This is timely, considering that I just posted about a site that is all about admiring post-pregnancy bodies, instead of surgically altering them.
The NYTimes has an article about “Mom Jobs” or post-pregnancy plastic surgery makeovers, with the goal of giving women their bodies “back.” What is our obsession with trying to avoid and evade change?
Aimed at mothers, it usually involves a trifecta: a breast lift with or without breast implants, a tummy tuck and some liposuction. The procedures are intended to hoist slackened skin as well as reduce stretch marks and pregnancy fat.
“The severe physical trauma of pregnancy, childbirth and breast-feeding can have profound negative effects that cause women to lose their hourglass figures,” he said. His practice, Marina Plastic Surgery Associates, maintains a Web site, amommymakeover.com, which describes the surgeries required to overhaul a postpregnancy body.
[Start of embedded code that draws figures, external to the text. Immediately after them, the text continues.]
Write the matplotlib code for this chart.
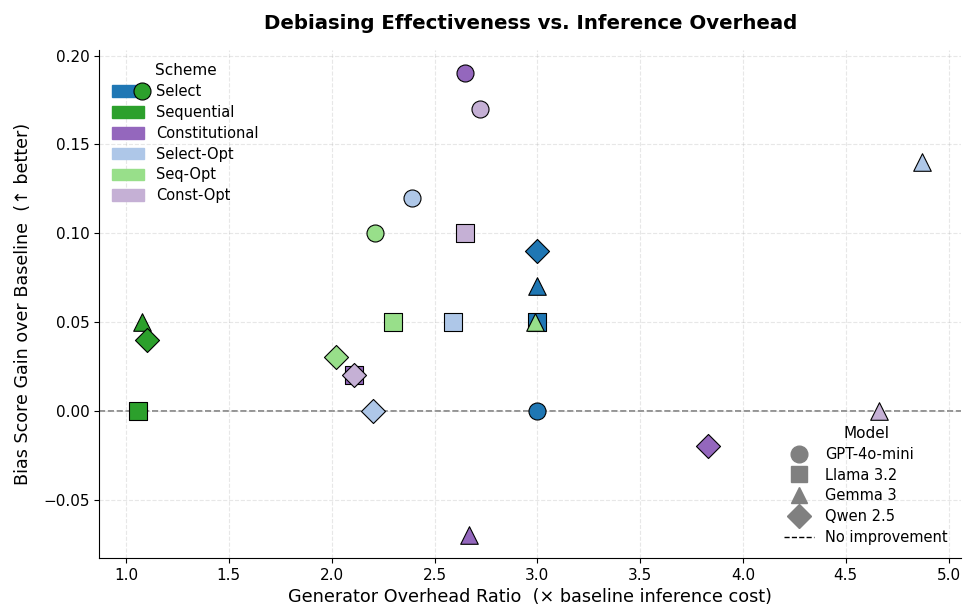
import matplotlib.pyplot as plt
from matplotlib.patches import Patch
from matplotlib.lines import Line2D

schemes = ["Select", "Sequential", "Constitutional", "Select-Opt", "Seq-Opt", "Const-Opt"]
scheme_colors = ["#1f77b4", "#2ca02c", "#9467bd", "#aec7e8", "#98df8a", "#c5b0d5"]
models = ["GPT-4o-mini", "Llama 3.2", "Gemma 3", "Qwen 2.5"]
model_markers = ["o", "s", "^", "D"]

# overhead ratio per scheme, order: GPT-4o-mini, Llama 3.2, Gemma 3, Qwen 2.5
overhead = {
    "Select":         [3.00, 3.00, 3.00, 3.00],
    "Sequential":     [1.08, 1.06, 1.08, 1.10],
    "Constitutional": [2.65, 2.11, 2.67, 3.83],
    "Select-Opt":     [2.39, 2.59, 4.87, 2.20],
    "Seq-Opt":        [2.21, 2.30, 2.99, 2.02],
    "Const-Opt":      [2.72, 2.65, 4.66, 2.11],
}
# bias score gain over baseline
gain = {
    "Select":         [0.00, 0.05, 0.07, 0.09],
    "Sequential":     [0.18, 0.00, 0.05, 0.04],
    "Constitutional": [0.19, 0.02, -0.07, -0.02],
    "Select-Opt":     [0.12, 0.05, 0.14, 0.00],
    "Seq-Opt":        [0.10, 0.05, 0.05, 0.03],
    "Const-Opt":      [0.17, 0.10, 0.00, 0.02],
}

fig, ax = plt.subplots(figsize=(9.63, 6.12), dpi=100)
fig.subplots_adjust(left=0.103, right=0.998, top=0.918, bottom=0.088)

for s, c in zip(schemes, scheme_colors):
    for i, m in enumerate(model_markers):
        ms = 150 if m != "^" else 160
        ax.scatter(overhead[s][i], gain[s][i], marker=m, s=ms, color=c,
                   edgecolor="black", linewidth=0.8, zorder=6)

ax.axhline(0, color="gray", linestyle="--", linewidth=1.2, zorder=1)
ax.grid(True, linestyle="--", alpha=0.3)
ax.spines["top"].set_visible(False)
ax.spines["right"].set_visible(False)
ax.tick_params(labelsize=11)

ax.set_xlabel("Generator Overhead Ratio  (× baseline inference cost)", fontsize=12.7)
ax.set_ylabel("Bias Score Gain over Baseline  (↑ better)", fontsize=12.6, labelpad=8)
ax.set_title("Debiasing Effectiveness vs. Inference Overhead", fontsize=14.2,
             fontweight="bold", pad=15)

scheme_handles = [Patch(color=c, label=s) for s, c in zip(schemes, scheme_colors)]
leg1 = ax.legend(handles=scheme_handles, title="Scheme", loc="upper left",
                 frameon=False, fontsize=10.5, title_fontsize=11,
                 handlelength=2.2, handleheight=0.85, labelspacing=0.4)
ax.add_artist(leg1)

model_handles = [Line2D([], [], marker=m, color="gray", linestyle="", markersize=12, label=n)
                 for m, n in zip(model_markers, models)]
model_handles.append(Line2D([], [], color="black", linestyle="--", linewidth=1, label="No improvement"))
ax.legend(handles=model_handles, title="Model", loc="lower right",
          frameon=False, fontsize=10.5, title_fontsize=11, labelspacing=0.4)

plt.savefig("out.png", dpi=100)
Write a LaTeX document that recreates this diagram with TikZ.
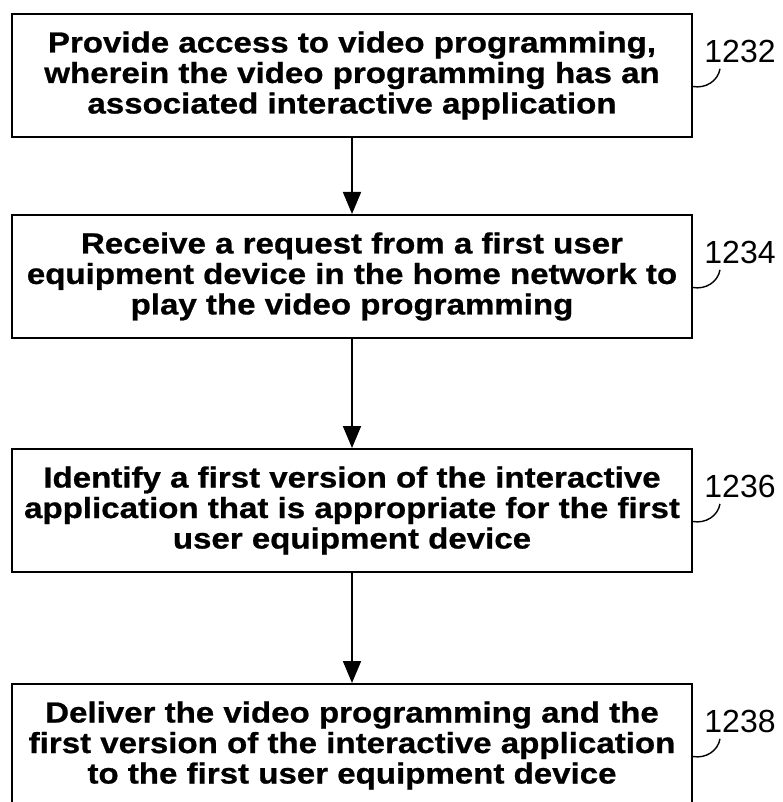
\documentclass[tikz,border=0pt]{standalone}
\usepackage{fontspec}
\setmainfont{Liberation Sans}
\newfontfamily\stepfont{Liberation Sans}[FakeStretch=1.14,FakeBold=0.8]
\usetikzlibrary{positioning,arrows.meta}

\begin{document}
\begin{tikzpicture}[x=1pt,y=-1pt,
  stepbox/.style={draw, line width=2pt, minimum width=680pt, minimum height=123pt,
    inner sep=0pt, align=center, font=\stepfont\bfseries\fontsize{29}{30.5}\selectfont},
  flow/.style={-{Triangle[length=22pt,width=18pt]}, line width=1.8pt},
  refnum/.style={font=\fontsize{32}{32}\selectfont},
  hook/.style={line width=1.4pt}]
\useasboundingbox (0,0) rectangle (783,802);

\node[stepbox] (s1) at (352,75.5) {Provide access to video programming,\\
  wherein the video programming has an\\ associated interactive application};
\node[stepbox, below=76pt of s1] (s2) {Receive a request from a first user\\
  equipment device in the home network to\\ play the video programming};
\node[stepbox, below=109pt of s2] (s3) {Identify a first version of the interactive\\
  application that is appropriate for the first\\ user equipment device};
\node[stepbox, below=110pt of s3] (s4) {Deliver the video programming and the\\
  first version of the interactive application\\ to the first user equipment device};

% reference numerals
\node[refnum] (n1) at ([xshift=47pt,yshift=-38pt]s1.north east) {1232};
\node[refnum] (n2) at ([xshift=47pt,yshift=-38pt]s2.north east) {1234};
\node[refnum] (n3) at ([xshift=47pt,yshift=-38pt]s3.north east) {1236};
\node[refnum] (n4) at ([xshift=47pt,yshift=-38pt]s4.north east) {1238};

\draw[hook] ([yshift=-11pt]s1.east) to[out=-10,in=-100] ([xshift=-20pt,yshift=-3pt]n1.south);
\draw[hook] ([yshift=-11pt]s2.east) to[out=-10,in=-100] ([xshift=-20pt,yshift=-3pt]n2.south);
\draw[hook] ([yshift=-11pt]s3.east) to[out=-10,in=-100] ([xshift=-20pt,yshift=-3pt]n3.south);
\draw[hook] ([yshift=-11pt]s4.east) to[out=-10,in=-100] ([xshift=-20pt,yshift=-3pt]n4.south);

\draw[flow] (s1) -- (s2);
\draw[flow] (s2) -- (s3);
\draw[flow] (s3) -- (s4);
\end{tikzpicture}
\end{document}
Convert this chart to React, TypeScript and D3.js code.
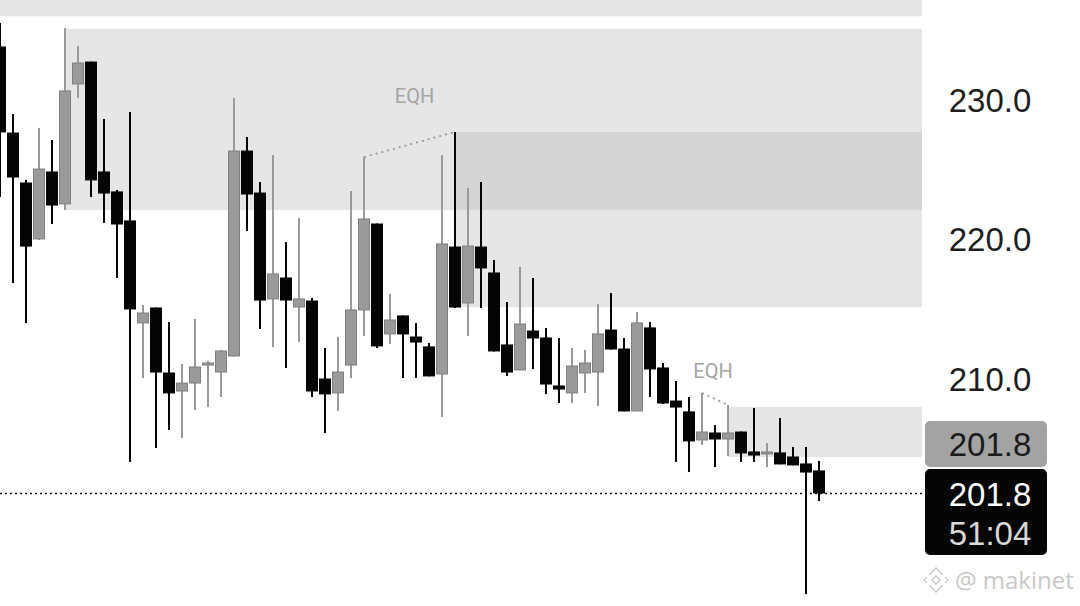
import * as d3 from 'd3';

// OHLC, one entry per candle (left to right)
const opens = [
  233.8, 227.63, 224.05, 220.04, 224.84, 222.55, 231.15, 232.72, 224.84, 223.41,
  221.33, 214.02, 215.09, 210.43, 209.14, 209.71, 211.0, 210.5, 211.65, 226.34,
  223.33, 215.74, 217.24, 215.16, 215.59, 210.0, 209.0, 211.0, 214.95, 221.11,
  213.23, 214.52, 213.01, 212.3, 210.36, 219.46, 215.45, 219.46, 217.6, 212.44,
  210.65, 213.44, 212.94, 209.5, 209.0, 210.43, 210.5, 213.51, 212.15, 207.71,
  213.66, 210.79, 208.42, 207.64, 205.63, 206.13, 205.7, 206.2, 204.77, 204.7,
  204.7, 204.41, 203.91, 203.41,
];
const highs = [
  235.52, 229.0, 224.27, 227.99, 227.13, 235.16, 233.87, 232.75, 228.64, 223.55,
  229.14, 215.31, 215.12, 214.09, 211.08, 214.3, 211.29, 212.08, 230.14, 227.35,
  224.12, 226.06, 219.82, 221.54, 215.81, 212.22, 213.01, 223.48, 225.91, 221.14,
  216.09, 214.55, 214.02, 212.58, 226.06, 227.71, 223.69, 224.12, 218.53, 215.52,
  218.03, 217.24, 213.66, 212.94, 212.22, 212.08, 215.38, 216.17, 212.94, 214.8,
  214.09, 211.15, 209.86, 208.71, 209.0, 206.7, 208.14, 206.23, 207.92, 205.41,
  207.21, 205.13, 205.13, 204.12,
];
const lows = [
  223.05, 216.88, 214.02, 219.96, 221.11, 222.12, 230.14, 223.05, 221.18, 217.24,
  204.05, 210.07, 205.06, 206.35, 205.77, 207.78, 207.99, 208.71, 211.6, 220.61,
  213.58, 212.29, 210.79, 212.65, 208.71, 206.13, 207.71, 210.07, 213.08, 212.22,
  212.51, 210.07, 210.07, 210.2, 207.28, 215.09, 213.08, 215.09, 211.98, 210.22,
  210.62, 210.72, 208.92, 208.28, 208.28, 209.0, 208.07, 212.12, 207.68, 207.68,
  208.71, 208.21, 204.05, 203.33, 205.27, 203.69, 204.48, 204.05, 204.05, 203.69,
  203.88, 203.81, 194.59, 201.26,
];
const closes = [
  227.71, 224.48, 219.53, 225.05, 222.47, 230.65, 232.65, 224.27, 223.33, 221.11,
  215.02, 214.73, 210.5, 209.0, 209.71, 210.86, 211.15, 212.01, 226.34, 223.26,
  215.66, 217.53, 215.66, 215.74, 209.14, 208.93, 210.5, 214.95, 221.47, 212.37,
  214.23, 213.23, 212.65, 210.22, 219.68, 215.16, 219.53, 217.96, 212.01, 210.5,
  213.94, 212.94, 209.64, 209.28, 210.93, 211.15, 213.23, 212.15, 207.71, 214.02,
  210.72, 208.28, 207.99, 205.56, 206.2, 205.7, 206.13, 204.7, 204.55, 204.77,
  203.91, 203.84, 203.33, 201.83,
];

// supply zones: starting candle, top, bottom (all run to the price scale)
const zoneStart = [0, 5, 35, 56];
const zoneTop = [237.3, 235.1, 227.7, 208.0];
const zoneBottom = [236.0, 222.1, 215.15, 204.4];

// equal-high markers: pair of candle indices
const eqhFrom = [28, 54];
const eqhTo = [35, 56];

const priceTicks = [230, 220, 210];
const lastPrice = 201.8;
const countdown = '51:04';

const W = 1080;
const H = 606;
const plotRight = 922;

export default function App() {
  const x = d3.scaleLinear().domain([0, 71]).range([0, 923]);
  const y = d3.scaleLinear().domain([210, 230]).range([379, 100]);
  const fmt = d3.format('.1f');
  const bodyW = 11;
  const font = 'Roboto, "Noto Sans", sans-serif';
  const axisFont = '"Liberation Sans", Arial, sans-serif';
  const axisSize = 33;

  const candles = opens.map((o, i) => ({
    i,
    o,
    h: highs[i],
    l: lows[i],
    c: closes[i],
    up: closes[i] >= o,
  }));

  const lastY = y(lastPrice);

  return (
    <svg
      width={W}
      height={H}
      style={{ position: 'absolute', left: 0, top: 0, background: '#fff' }}
    >
      {/* zones */}
      <g>
        {zoneStart.map((s, k) => (
          <rect
            key={k}
            x={x(s)}
            y={y(zoneTop[k])}
            width={plotRight - x(s)}
            height={y(zoneBottom[k]) - y(zoneTop[k])}
            fill="rgb(177,177,177)"
            fillOpacity={0.32}
          />
        ))}
      </g>

      {/* current price line */}
      <line
        x1={0}
        x2={plotRight}
        y1={lastY}
        y2={lastY}
        stroke="#111"
        strokeWidth={1.5}
        strokeDasharray="2,3"
      />

      {/* EQH markers */}
      {eqhFrom.map((a, k) => {
        const b = eqhTo[k];
        const mx = (x(a) + x(b)) / 2;
        const top = Math.min(y(highs[a]), y(highs[b]));
        return (
          <g key={k}>
            <line
              x1={x(a)}
              y1={y(highs[a])}
              x2={x(b)}
              y2={y(highs[b])}
              stroke="#999"
              strokeWidth={1.8}
              strokeDasharray="2,4"
            />
            <text
              x={k === 0 ? mx + 5 : mx - 2}
              y={top - (k === 0 ? 29 : 15)}
              textAnchor="middle"
              fontFamily={font}
              fontSize={20}
              fill="#a5a5a5"
            >
              EQH
            </text>
          </g>
        );
      })}

      {/* candles */}
      <g>
        {candles.map((d) => {
          const col = d.up ? '#9a9a9a' : '#050505';
          const top = y(Math.max(d.o, d.c));
          const bot = y(Math.min(d.o, d.c));
          return (
            <g key={d.i}>
              <line
                x1={x(d.i)}
                x2={x(d.i)}
                y1={y(d.h)}
                y2={y(d.l)}
                stroke={col}
                strokeWidth={2}
              />
              <rect
                x={x(d.i) - bodyW / 2}
                y={top}
                width={bodyW}
                height={Math.max(2, bot - top)}
                fill={col}
                stroke={d.up ? '#808080' : '#050505'}
                strokeWidth={1}
              />
            </g>
          );
        })}
      </g>

      {/* price scale */}
      {priceTicks.map((t) => (
        <text
          key={t}
          x={990}
          y={y(t)}
          dy="0.36em"
          textAnchor="middle"
          fontFamily={axisFont}
          fontSize={axisSize}
          fill="#1e1e1e"
        >
          {fmt(t)}
        </text>
      ))}

      {/* zone price tag */}
      <rect x={925} y={421} width={122} height={46} rx={5} fill="#a3a3a3" />
      <text
        x={990}
        y={444}
        dy="0.36em"
        textAnchor="middle"
        fontFamily={axisFont}
        fontSize={axisSize}
        fill="#1a1a1a"
      >
        {fmt(lastPrice)}
      </text>

      {/* last price tag */}
      <rect x={925} y={469} width={122} height={86} rx={5} fill="#050505" />
      <text
        x={990}
        y={lastY + 1}
        dy="0.36em"
        textAnchor="middle"
        fontFamily={axisFont}
        fontSize={axisSize}
        fill="#fff"
      >
        {fmt(lastPrice)}
      </text>
      <text
        x={990}
        y={533}
        dy="0.36em"
        textAnchor="middle"
        fontFamily={axisFont}
        fontSize={axisSize}
        fill="#d8d8d8"
      >
        {countdown}
      </text>

      {/* watermark */}
      <g transform="translate(936,580)" fill="none" stroke="#d0d0d0" strokeWidth={1.6}>
        <path d="M0,-4 L4,0 L0,4 L-4,0 Z" />
        <path d="M-7,-5 L0,-12 L7,-5" />
        <path d="M-7,5 L0,12 L7,5" />
        <path d="M-9,-3 L-12,0 L-9,3" />
        <path d="M9,-3 L12,0 L9,3" />
      </g>
      <text
        x={955}
        y={580}
        dy="0.36em"
        fontFamily='"Open Sans", "Noto Sans", sans-serif'
        fontSize={24}
        fill="#c8c8c8"
      >
        @ makinet
      </text>
    </svg>
  );
}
I don’t know about you all, but I’ve never had what could be described as an “hourglass” figure, and don’t particularly strive for one.
The article goes on to bring up the reasons why this trend could be problematic, including costs, stigmatizing mother’s bodies, and the risks associated with unnecessary surgeries.
Feministe brings up a good point though, that this is really only going to be an issue for the richest populations, since most women can’t afford a surgery that costs between $10,000 and $30,000 dollars. But I do think the statistics about the rise in plastic surgery are frightening, as well as the link to cesarean sections. Other countries with high plastic surgery cultures, like Brasil, also have extremely high c-section rates (almost 90% in some areas) and I don’t think that is a coincidence.
Thanks to Adam and Feministing for the link.